Fue el pasado 11 de septiembre, durante la representación tragicómica de la Diada, cuando se pudo contemplar que había sillas vacías. Es posible que sus ocupantes no acudieran a la convocatoria por ser conscientes de los riesgos de contagio o por haber preferido un fin de semana largo. Tantas razones como ausencias, cierto, pero una masa militante, creyente y movilizada ha de comportarse como tal, o es todo una farsa.
La imagen de sillas vacías cerca de la sonriente Paluzie fue un déjà vu. Es muy incómodo experimentar esa sensación, en la mayoría de las ocasiones no se consigue recordar cuándo se ha vivido ese momento, y uno acaba enfadado consigo mismo y con su memoria. Ocurre, a veces, que al cabo de unos días y sin saber por qué en tu mente se superpone la memoria reciente y la más antigua. Y cuando esa coincidencia ocurre te extraña la semejanza.
El déjà vu me trasladó a una librería en La Habana, antes de que cayera el muro. La crisis de los balseros se estaba larvando y las tiendas aún tenían mucho de poco, incluso podías pagar en pesos, previo cambio en el mercado negro. En una mesa estaban expuestas las novedades de libros mal impresos en un papel amarillo y tieso. Uno de ellos tenía la misma portada que su título: Dos sillas vacías. Era una novelita corta de un escritor oficial de la República Democrática de Alemania: Erik Neutsch. El argumento era tan sencillo como inquietante: unos exalumnos de secundaria se reúnen con algunos profesores en un restaurante, unos años más tarde de su graduación. Están todos, menos dos, y las que tenían que haber sido sus sillas nadie las ocupa y son arrinconadas, aunque quedan como testigos a la vista de todos.
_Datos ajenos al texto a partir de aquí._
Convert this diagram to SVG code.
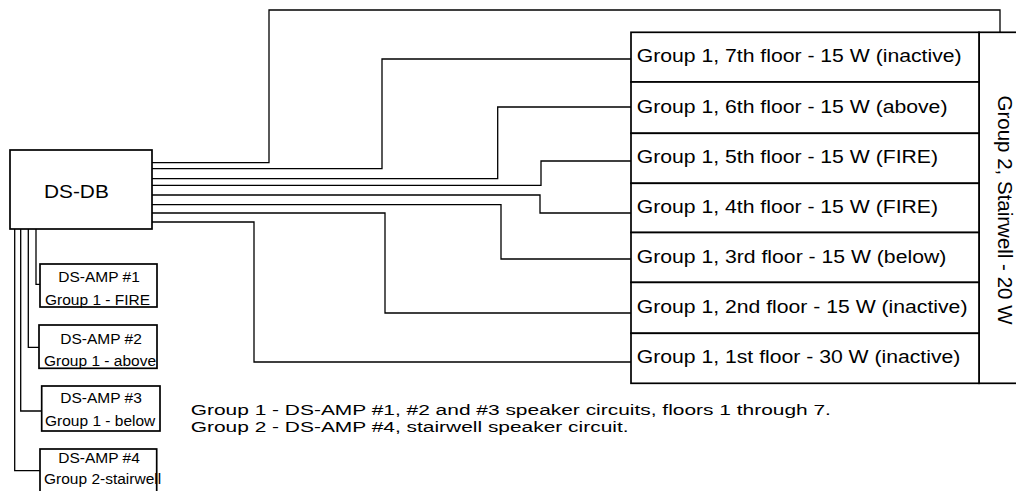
<svg xmlns="http://www.w3.org/2000/svg" width="1016" height="491" viewBox="0 0 1016 491">
<style>
.box{fill:#fff;stroke:#000;stroke-width:1.7}
.ln{fill:none;stroke:#000;stroke-width:1.3}
text{font-family:"Liberation Sans",Arial,sans-serif;fill:#000}
.fl{font-size:18.5px}
.amp{font-size:14.5px}
.note{font-size:15.5px}
</style>
<rect width="1016" height="491" fill="#fff"/>
<g id="connectors">
<polyline class="ln" points="152,162.7 269,162.7 269,10 1000,10 1000,32.3"/>
<polyline class="ln" points="152,168.7 382,168.7 382,59 631,59"/>
<polyline class="ln" points="152,178.7 497.7,178.7 497.7,107 631,107"/>
<polyline class="ln" points="152,185.3 541,185.3 541,161 631,161"/>
<polyline class="ln" points="152,195 540,195 540,213 631,213"/>
<polyline class="ln" points="152,204.7 501,204.7 501,259 631,259"/>
<polyline class="ln" points="152,213 385,213 385,313 631,313"/>
<polyline class="ln" points="152,222 254,222 254,362 631,362"/>
<polyline class="ln" points="36,229 36,284.3 40,284.3"/>
<polyline class="ln" points="28.3,229 28.3,347.3 39,347.3"/>
<polyline class="ln" points="20.7,229 20.7,411 41.7,411"/>
<polyline class="ln" points="14.7,229 14.7,470.7 40,470.7"/>
</g>
<g id="group2">
<rect class="box" x="979" y="32.3" width="60" height="351"/>
<text transform="translate(997.5,210) rotate(90)" text-anchor="middle" style="font-size:20.5px">Group 2, Stairwell - 20 W</text>
</g>
<g id="floor7"><rect class="box" x="631" y="32.3" width="348" height="49.7"/><text class="fl" transform="translate(636.7,62.2) scale(1.146 1)">Group 1, 7th floor - 15 W (inactive)</text></g>
<g id="floor6"><rect class="box" x="631" y="82" width="348" height="51.3"/><text class="fl" transform="translate(636.7,112.7) scale(1.146 1)">Group 1, 6th floor - 15 W (above)</text></g>
<g id="floor5"><rect class="box" x="631" y="133.3" width="348" height="50"/><text class="fl" transform="translate(636.7,163.3) scale(1.146 1)">Group 1, 5th floor - 15 W (FIRE)</text></g>
<g id="floor4"><rect class="box" x="631" y="183.3" width="348" height="49.2"/><text class="fl" transform="translate(636.7,212.9) scale(1.146 1)">Group 1, 4th floor - 15 W (FIRE)</text></g>
<g id="floor3"><rect class="box" x="631" y="232.5" width="348" height="49.9"/><text class="fl" transform="translate(636.7,262.5) scale(1.146 1)">Group 1, 3rd floor - 15 W (below)</text></g>
<g id="floor2"><rect class="box" x="631" y="282.4" width="348" height="50.9"/><text class="fl" transform="translate(636.7,312.9) scale(1.146 1)">Group 1, 2nd floor - 15 W (inactive)</text></g>
<g id="floor1"><rect class="box" x="631" y="333.3" width="348" height="50"/><text class="fl" transform="translate(636.7,363.3) scale(1.146 1)">Group 1, 1st floor - 30 W (inactive)</text></g>
<g id="dsdb"><rect class="box" x="10" y="150" width="142" height="79"/><text transform="translate(44,198.3) scale(1.12 1)" style="font-size:18.6px">DS-DB</text></g>
<g id="amp1"><rect class="box" x="40" y="264" width="117" height="43"/>
<text class="amp" text-anchor="middle" transform="translate(99,281.5) scale(1.07 1)">DS-AMP #1</text>
<text class="amp" transform="translate(45,304.5) scale(1.07 1)">Group 1 - FIRE</text></g>
<g id="amp2"><rect class="box" x="39" y="325" width="118" height="43.3"/>
<text class="amp" text-anchor="middle" transform="translate(101,344) scale(1.07 1)">DS-AMP #2</text>
<text class="amp" transform="translate(44,366) scale(1.07 1)">Group 1 - above</text></g>
<g id="amp3"><rect class="box" x="41.7" y="386" width="118.3" height="45"/>
<text class="amp" text-anchor="middle" transform="translate(101,403.3) scale(1.07 1)">DS-AMP #3</text>
<text class="amp" transform="translate(45,425.7) scale(1.07 1)">Group 1 - below</text></g>
<g id="amp4"><rect class="box" x="40" y="449" width="116.7" height="60"/>
<text class="amp" text-anchor="middle" transform="translate(99,462.5) scale(1.07 1)">DS-AMP #4</text>
<text class="amp" transform="translate(44,484) scale(1.07 1)">Group 2-stairwell</text></g>
<g id="notes">
<text class="note" transform="translate(190.7,414.5) scale(1.35 1)">Group 1 - DS-AMP #1, #2 and #3 speaker circuits, floors 1 through 7.</text>
<text class="note" transform="translate(190.7,431.5) scale(1.35 1)">Group 2 - DS-AMP #4, stairwell speaker circuit.</text>
</g>
</svg>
Uwe, el más problemático y respondón había muerto heroicamente --como buen revolucionario-- en apoyo a una guerrilla de liberación. Al otro, Wolfgang, se le recordaba por su brillante inteligencia, pero, para sorpresa del director, había huido a la otra parte de Alemania con un pasaporte falso, aprovechando unas vacaciones en Bulgaria y que Turquía estaba al lado. Poco antes de terminar la comida, el jefe del restaurante entregó una carta que había recibido del huido y el director la leyó: “¡Perdóname, viejo maestro de escuela! ¡Perdónenme, queridos amigos y amigas! De seguro me he convertido en una especie de desertor a sus ojos”.
Una de las sillas estaba vacía porque el exalumno había elegido “el tipo de libertad” que siempre le había parecido más “deseable y adecuada”. No había sido “un cortocircuito” sino la solución a “un problema de conciencia”. Según el régimen socialista, Wolfgang era ahora un desertor: “Es muy posible que ahora me maldigan, pero llegará el día en que volveremos a abrazarnos como buenos amigos”. A fines de los setenta, la deserción era tan cotidiana --por deseada, ejecutada o reprimida-- que se había convertido en un tema literario en la RDA. O así pensaba el servil Neutsch hasta que su amado régimen censuró la adaptación cinematográfica de su novela en 1983.
Que haya sillas vacías en un acto convocado por el movimiento nacionalista se puede interpretar desde el punto de su élite dirigente con la misma lectura lineal de la obra de Neutsch: un héroe caído y un desertor. Pero también cabe la visión de los fieles sumisos que han descubierto que el mundo creado por el discurso único es falso, que por las grietas de su envoltorio --tan estelado como asfixiante-- entra aire fresco, de izquierdas o de derechas. Tanto da, se trata de respirar. Un dogmático fanatizado menos es un espíritu libre más, y llegará el día en que volvamos a abrazarnos como buenos amigos, como en la profética y paradójica novelita de Neutsch.